— Ксюша? — вздрагиваю от знакомого голоса.
Чёрт. Только не он.
Поднимаю взгляд на Богдана.
— Здесь, значит, прячешься от Дамира?
Он ухмыляется. В белом халате, под которым чёрный свитер. Наглая, ненавистная рожа.
— Я не прячусь. Давно хотела сменить врача. Знаешь, с первого же раза нашлась реальная причина моих головных болей.
Он морщится.
— Бред.
Я усмехаюсь:
— Ты что в переходе диплом купил?
Он злится так, будто бы я и вправду попала в точку.
— Идём, отвезу тебя домой.
И... хватает меня за руку.
Глава 23. Богдан
Оксана вырывается и поднимает на меня яростный, колкий взгляд. Это просто смешно, могла бы хотя бы утереть слёзы, прежде чем поднимать глаза на мужчину с таким вызовом?
Да, я был настолько небрежен в учёбе, насколько это вообще позволяет моя стезя, могу это признать. Но всё же свой диплом я не купил. Хотя место в хорошей клинике и не досталось мне за упорный труд.
Кто вообще что-то получается за труд в наше время?
А если никто ничего не получает, тогда зачем стараться?
— Ты идёшь со мной, тварь, — оскорбление вырывается само сабой.
Что поделать, мне трясёт от одного только вида этой женщины. Хочется въебать её головой о стену. Да покрепче. Да не один раз.
Кажется, никто меня так никогда не раздражал, как она. Плаксивая сука.
— Не смей, — шипит она и наступает мне каблуком на носок туфли. Не разжимаю пальцы, но приходится сдержаться, чтобы не ответить ей.
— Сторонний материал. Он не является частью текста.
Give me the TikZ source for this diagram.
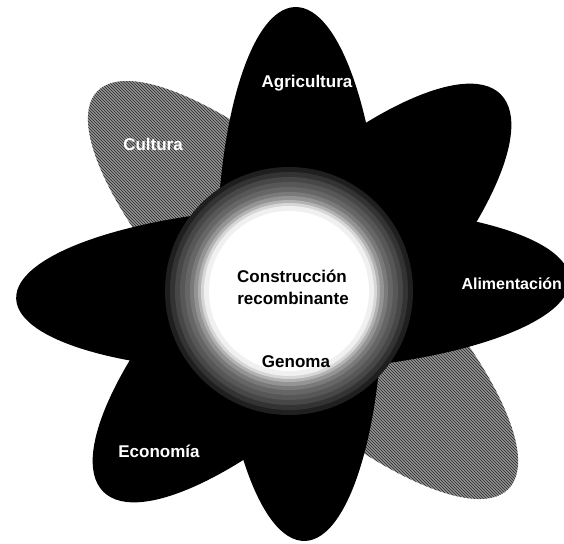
\documentclass[tikz,border=0pt]{standalone}
\usepackage{fontspec}
\setmainfont{Liberation Sans}
\usetikzlibrary{shapes.geometric,patterns}

\begin{document}
\begin{tikzpicture}[x=1pt,y=-1pt]

\tikzset{
  petal/.style={
    ellipse,
    fill=black,
    inner sep=0pt
  },
  hatchpetal/.style={
    ellipse,
    inner sep=0pt,
    preaction={fill=black!42},
    pattern=north west lines,
    pattern color=black!85
  },
  corering/.style={
    circle,
    inner sep=0pt,
    draw=none
  },
  whitelabel/.style={
    white,
    anchor=base,
    font=\fontsize{17}{20}\selectfont\bfseries
  },
  darklabel/.style={
    black,
    anchor=base,
    font=\fontsize{17}{20}\selectfont\bfseries
  }
}

% Page frame
\useasboundingbox (0,0) rectangle (564,543);

% Hatched petals (behind)
\node[hatchpetal, minimum width=572pt, minimum height=180pt, rotate=-44]
  (graydiag) at (303,290) {};

% Black petals
\node[petal, minimum width=534pt, minimum height=166pt, rotate=91]
  (vertical) at (300,274) {};
\node[petal, minimum width=554pt, minimum height=164pt, rotate=2]
  (horizontal) at (293,289) {};
\node[petal, minimum width=562pt, minimum height=186pt, rotate=45]
  (blackdiag) at (302,293) {};

% Centre disc, from the dark rim in to the white core
\foreach \r/\k in {124/88, 119/80, 114/72, 109/66, 104/60, 99/52,
                   95/42, 91/30, 88/16, 85/6, 80/0}{
  \node[corering, minimum size=2*\r pt, fill=black!\k]
    (core\r) at (289,291) {};
}

% Labels
\node[whitelabel] (agri) at (307,87) {Agricultura};
\node[whitelabel] (cult) at (153,150) {Cultura};
\node[whitelabel, anchor=base west, font=\fontsize{16}{19}\selectfont\bfseries]
  (alim) at (458,289) {Alimentación};
\node[whitelabel] (econ) at (159,457) {Economía};

\node[darklabel] (constr) at (292,282) {Construcción};
\node[darklabel] (recomb) at (293,304) {recombinante};
\node[darklabel] (genoma) at (296,367) {Genoma};

\end{tikzpicture}
\end{document}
Нельзя трогать женщину Дамира…
Вначале нашего знакомства эта фраза звучала для меня иначе. Ксюшка-то красивая, породистая сучка, яркая, но при этом не вульгарная. Всегда была для меня грёбаным запретным плодом. Что-то в ней было такое манящее. И я злился, клял её последними словами, хотя и знал, что все её фразы, все манеры, этот наклон головы, этот смех, эти черти в глазах, сдержанная, о да, надменность… Всё это было просто присуще этой женщине. Не лично для меня. Для всех. Для всех, кроме Дамира.
С Дамиром наверняка она была покорной маленькой сучкой.
Все они рано или поздно встают на колени…
Хотел бы я на это посмотреть. Но — увы — с этой семейкой пуритан мы никогда не были настолько близки.
— А то что? — окидываю её взглядом. — Ты уже наплела своему благоверному, что я тебя отпустил умирать. Решайте свои проблемы у себя дома. Заебали уже. Домой я тебя и отвезу, не вздумай тут орать и устраивать свой вечный спектакль — сразу в психушку загремишь. Актриса то же мне…
Ну а что, я слышал, она несколько лет проходила на театральный. У них же такая семья утончённая. Папочка режиссёр, мать художница, Оксанка искусствовед или кто там, только Машка решила стать шлюхой, моделью то есть.
Только папочка умер. Вбил девицам в голову, что они могут заниматься подобным и оставил их в одиночестве сходить с ума.
Вот от этого и берётся депрессии и все эти дамочки с тонкой душевной организацией.
Всё что угодно сделают, лишь бы не рожать, бля…
— Позвоночник, — выдаёт она, стиснув ногтями моё запястье. Всего уже поцарапала, а ведь мы даже не трахались. — Не думал, что мои головные боли следствие смещения позвоночных дисков?
О, как заговорила, что бы только понимала в этом…
— Идём.
Но она упирается. Мимо нас проходит медсестричка. Недавно я шлёпнул её по аппетитному заду. Она выгибает светлую бровь. Я ей улыбаюсь. Не останавливается, ничего не спрашивает. Я здесь на замене, уже не в первый раз, так что успел стать любимым доктором многих девиц.
Но мимо ведь не только они могут проходить, эта овца начинает меня напрягать.
— Я уверена, что от твоей халатности пострадала не только я, — настаивает Оксана. Я окидываю её взглядом и понимаю, что она всё ещё красива. Если приглядеться. Нет больше того лоска. Но мне вообще за все эти месяцы она стала казаться страшилищем. Слишком часто приходилось смотреть на это тело, как на предмет. Пациентки возбуждают лишь в первую неделю. Дальше подступает к горлу отторжение. И не только к горлу. — Никто меня нигде не закроет. А знаешь, что это значит, дорогой?